Right. Our impact on the earth is very shallow. These are eight- to 10-feet totems. I think that’s a pretty good sense of what we’ve impacted, including asphalt and concrete and compaction and other layers of materials that we’ve laid down through time. For us, it was important to create these strata, these layers through time.

Can you talk about fabrication process?

I basically came up with a system with which to create them. We knew we wanted to create a diverse group of them to create a sense of scale and relationship between through the balancing of sizes and shapes. The tall one almost feels like a Brancusi to me. Others feel much more connected to an actual roadway cut. They were all made with tubes that are traditionally used for concrete footings. We came up with a system to create consistency throughout the pieces, but some of that broke down, which I think is the natural progression of systems. We added layer after layer of material over weeks — concrete dirt, metal, wood—all held together with rebar. Again, creating them was at first an additive process. Then, at the end, a subtractive process to create voids using water and a blowtorch,

The photographs in the show are from past projects, correct?

The photographs come from our research into spontaneous urban plants. Some are published in the book.

A lot of the images document plants in post-industrial spaces. Why focus on those areas so much?

They’re really the spaces where the plants we’re interested in have taken root. The reason those plants are in those places is because they’ve been left to nature. They plants are symptomatic of the site, of the ground, which offers them the conditions to grow. We began to classify our own work and research into different types of urban spaces: walls; rooms; lots; streets. Lots have less exposure to everyday human interaction, so some of the things that can thrive in the postindustrial conditions have limited human exposure and wouldn’t have tolerated compaction, for example, quite as well.

You’ve said that we’ve been educated to believe that things which don’t require cultivation have little value. We don’t appreciate spontaneous urban plants--”weeds”--because they happen without us. Those old industrial sites are places that aren’t cultivated or haven’t been cultivated for a long time; places that are or feel abandoned. The “imagined realities” fit so well alongside these images — visually and narratively.

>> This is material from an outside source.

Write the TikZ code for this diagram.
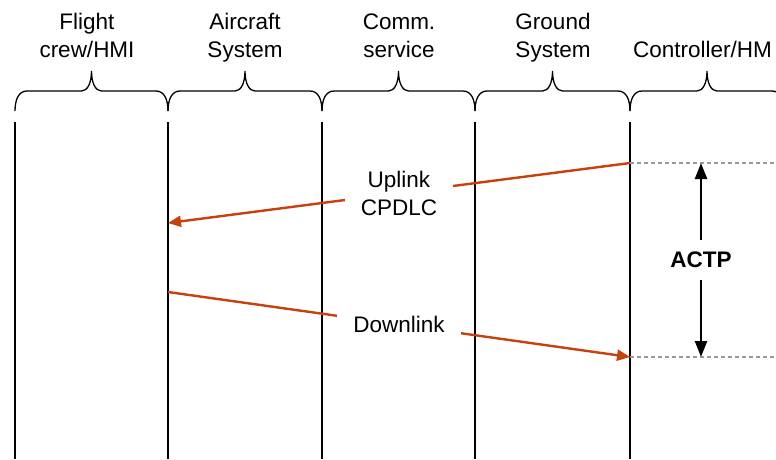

We wanted them to feel apocalyptic. It’s a dark time right now—I don’t just mean politically— and that’s the nature of where we’re at. But I think there’s an element of hope there. We’re not just painting a dismal picture of the future. There’s a sense of hope that it offers. It’s an opportunistic kind of future, looking at the assets we have and making them feel more important than they are. I feel generally optimistic. We created this system and we have the power to change it. We can’t lose agency.